Today (July 17), Britain’s electoral watchdog fined the official pro-Brexit campaign “Vote Leave” £61,000 ($81,000) for violating spending rules. It also referred two people involved to the police. The watchdog found that, by coordinating with another group—which in turn gave hundreds of thousands to a firm linked to the controversial Cambridge Analytica—Vote Leave exceeded a £7 million ($9.2 million) spending limit by nearly £500,000.
This is just the latest episode in a raft of investigations into how the group helped win the 2016 referendum. An inquiry by the UK’s data watchdog, the Information Commissioner’s Office, into whether Vote Leave breached data protection laws and transferred the personal data of British citizens outside of the UK, is still ongoing.
Meanwhile, Britain’s budget watchdog today cast doubt on UK prime minister Theresa May’s claims (pdf, p. 105) of a “Brexit dividend,” £20 billion of which was to be spent on the country’s National Health Service (NHS). It said that “Brexit is more likely to weaken the public finances than strengthen them” and that extra spending would have to instead come from extra taxation or borrowing. (The Vote Leave campaign, now infamously, emblazoned a false NHS spending promise on its red campaign bus.)
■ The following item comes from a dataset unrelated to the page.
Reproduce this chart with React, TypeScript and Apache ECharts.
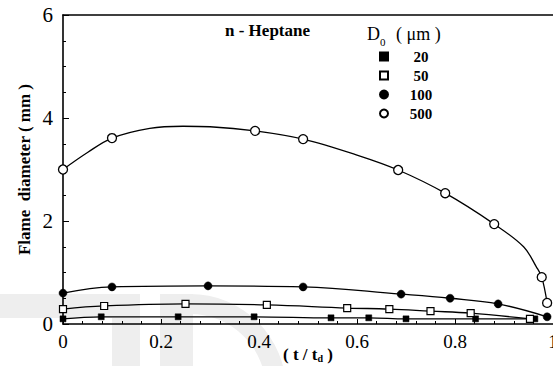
import React, { useEffect, useRef } from 'react';
import * as echarts from 'echarts';

const FONT = "'Liberation Serif', 'Times New Roman', Times, serif";

// D0 = 20 µm (filled squares)
const t20 = [0, 0.078, 0.235, 0.39, 0.547, 0.624, 0.7, 0.842, 0.963];
const d20 = [0.1, 0.14, 0.14, 0.14, 0.12, 0.12, 0.1, 0.1, 0.1];
// D0 = 50 µm (open squares)
const t50 = [0, 0.084, 0.25, 0.416, 0.58, 0.666, 0.75, 0.832, 0.953];
const d50 = [0.29, 0.35, 0.39, 0.37, 0.31, 0.29, 0.25, 0.21, 0.1];
// D0 = 100 µm (filled circles)
const t100 = [0, 0.1, 0.296, 0.49, 0.69, 0.79, 0.888, 0.988];
const d100 = [0.6, 0.72, 0.74, 0.72, 0.58, 0.5, 0.39, 0.14];
// D0 = 500 µm (open circles)
const t500 = [0, 0.1, 0.392, 0.49, 0.684, 0.78, 0.88, 0.977, 0.988];
const d500 = [3.0, 3.61, 3.75, 3.59, 2.99, 2.54, 1.94, 0.91, 0.41];
// fitted curve for 500 µm
const t500Fit = [0, 0.05, 0.1, 0.177, 0.245, 0.3, 0.392, 0.49, 0.6, 0.684, 0.78, 0.88, 0.94, 0.966, 0.977, 0.988];
const d500Fit = [3.0, 3.33, 3.61, 3.8, 3.84, 3.83, 3.75, 3.59, 3.28, 2.99, 2.54, 1.94, 1.5, 1.11, 0.91, 0.41];

const legendNames = ['20', '50', '100', '500'];

const pairs = (xs: number[], ys: number[]) => xs.map((x, i) => [x, ys[i]]);

export default function App() {
  const ref = useRef<HTMLDivElement>(null);
  useEffect(() => {
    const chart = echarts.init(ref.current!, null, { renderer: 'svg' });
    const lineBase = {
      type: 'line',
      showSymbol: false,
      symbol: 'none',
      smooth: 0.4,
      lineStyle: { color: '#000', width: 1.3 },
      silent: true,
      z: 2,
    };
    const gray = '#eeeeee';
    chart.setOption({
      animation: false,
      backgroundColor: '#fff',
      grid: { left: 63, right: 0, top: 15, bottom: 42, outerBoundsMode: 'none', containLabel: false },
      title: {
        text: 'n - Heptane',
        left: 225,
        top: 22,
        padding: 0,
        textStyle: { fontFamily: FONT, fontWeight: 'bold', fontSize: 17, color: '#000' },
      },
      legend: {
        data: legendNames,
        orient: 'vertical',
        left: 379,
        top: 49,
        padding: 0,
        itemWidth: 8,
        itemHeight: 8,
        itemGap: 4,
        selectedMode: false,
        formatter: (n: string) => `{a|${n}}`,
        textStyle: {
          rich: {
            a: { fontFamily: FONT, fontWeight: 'bold', fontSize: 15, color: '#000', width: 56, align: 'center', lineHeight: 16 },
          },
        },
      },
      graphic: [
        { type: 'rect', z: -1, silent: true, shape: { x: 0, y: 294, width: 140, height: 24 }, style: { fill: gray } },
        { type: 'rect', z: -1, silent: true, shape: { x: 112, y: 294, width: 28, height: 72 }, style: { fill: gray } },
        { type: 'rect', z: -1, silent: true, shape: { x: 160, y: 294, width: 33, height: 72 }, style: { fill: gray } },
        { type: 'rect', z: -1, silent: true, shape: { x: 160, y: 294, width: 32, height: 20 }, style: { fill: gray } },
        { type: 'sector', z: -1, silent: true, shape: { cx: 190, cy: 390, r0: 76, r: 96, startAngle: -Math.PI / 2, endAngle: 0 }, style: { fill: gray } },
        { type: 'text', left: 367, top: 25, style: { text: 'D', font: `18px ${FONT}`, fill: '#000' } },
        { type: 'text', left: 380, top: 36, style: { text: '0', font: `11px ${FONT}`, fill: '#000' } },
        { type: 'text', left: 396, top: 25, style: { text: '( μm )', font: `18px ${FONT}`, fill: '#000' } },
      ],
      xAxis: [
        {
          type: 'value',
          min: 0,
          max: 1,
          interval: 0.2,
          axisLine: { show: true, onZero: false, lineStyle: { color: '#000', width: 1.6 } },
          axisTick: { show: true, inside: true, length: 5, lineStyle: { color: '#000', width: 1 } },
          minorTick: { show: true, splitNumber: 5, length: 3, lineStyle: { color: '#000', width: 1 } },
          splitLine: { show: false },
          axisLabel: { color: '#000', fontSize: 19, fontFamily: FONT, margin: 8 },
          name: '( t / t{s|d} )',
          nameLocation: 'middle',
          nameGap: 22,
          nameMoveOverlap: false,
          nameTextStyle: {
            fontFamily: FONT,
            fontWeight: 'bold',
            fontSize: 17,
            color: '#000',
            rich: {
              s: { fontFamily: FONT, fontWeight: 'bold', fontSize: 10, color: '#000', verticalAlign: 'bottom', padding: [6, 0, 0, 0] },
            },
          },
        },
        {
          type: 'value',
          position: 'top',
          min: 0,
          max: 1,
          axisLine: { show: true, onZero: false, lineStyle: { color: '#000', width: 1.6 } },
          axisTick: { show: false },
          axisLabel: { show: false },
          splitLine: { show: false },
        },
      ],
      yAxis: {
        type: 'value',
        min: 0,
        max: 6,
        interval: 2,
        axisLine: { show: true, onZero: false, lineStyle: { color: '#000', width: 1.6 } },
        axisTick: { show: true, inside: true, length: 6, lineStyle: { color: '#000', width: 1 } },
        minorTick: { show: true, splitNumber: 4, length: 3, lineStyle: { color: '#000', width: 1 } },
        splitLine: { show: false },
        axisLabel: { color: '#000', fontSize: 21, fontFamily: FONT, margin: 10 },
        name: 'Flame  diameter ( mm )',
        nameLocation: 'middle',
        nameGap: 30,
        nameMoveOverlap: false,
        nameTextStyle: { fontFamily: FONT, fontWeight: 'bold', fontSize: 17, color: '#000' },
      },
      series: [
        { ...lineBase, name: 'fit20', data: pairs(t20, d20) },
        { ...lineBase, name: 'fit50', data: pairs(t50, d50) },
        { ...lineBase, name: 'fit100', data: pairs(t100, d100) },
        { ...lineBase, name: 'fit500', data: pairs(t500Fit, d500Fit), smooth: 0.35 },
        {
          type: 'scatter', name: '20', symbol: 'rect', symbolSize: 6, z: 3,
          itemStyle: { color: '#000', borderColor: '#000', borderWidth: 0.5, opacity: 1 },
          data: pairs(t20, d20),
        },
        {
          type: 'scatter', name: '50', symbol: 'rect', symbolSize: 7, z: 3,
          itemStyle: { color: '#fff', borderColor: '#000', borderWidth: 1.2, opacity: 1 },
          data: pairs(t50, d50),
        },
        {
          type: 'scatter', name: '100', symbol: 'circle', symbolSize: 8, z: 3,
          itemStyle: { color: '#000', borderColor: '#000', borderWidth: 0.5, opacity: 1 },
          data: pairs(t100, d100),
        },
        {
          type: 'scatter', name: '500', symbol: 'circle', symbolSize: 9, z: 3,
          itemStyle: { color: '#fff', borderColor: '#000', borderWidth: 1.3, opacity: 1 },
          data: pairs(t500, d500),
        },
      ],
    });
    return () => chart.dispose();
  }, []);
  return (
    <div
      ref={ref}
      style={{ position: 'fixed', left: 0, top: 0, width: 553, height: 366, background: '#fff' }}
    />
  );
}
Fair Vote UK, a group that campaigns for transparency in British elections, said that the electoral watchdog’s findings mean the result of the Brexit referendum “is now illegitimate.” Justine Greening, who was a member of May’s cabinet until January, has called for a second vote.
But despite the flagrant violation of election rules, the deepening political tumult in Britain, and a virtual stalemate in negotiations with the EU, May yesterday categorically ruled out another vote on Britain’s exit from the EU (paywall) “under any circumstances.”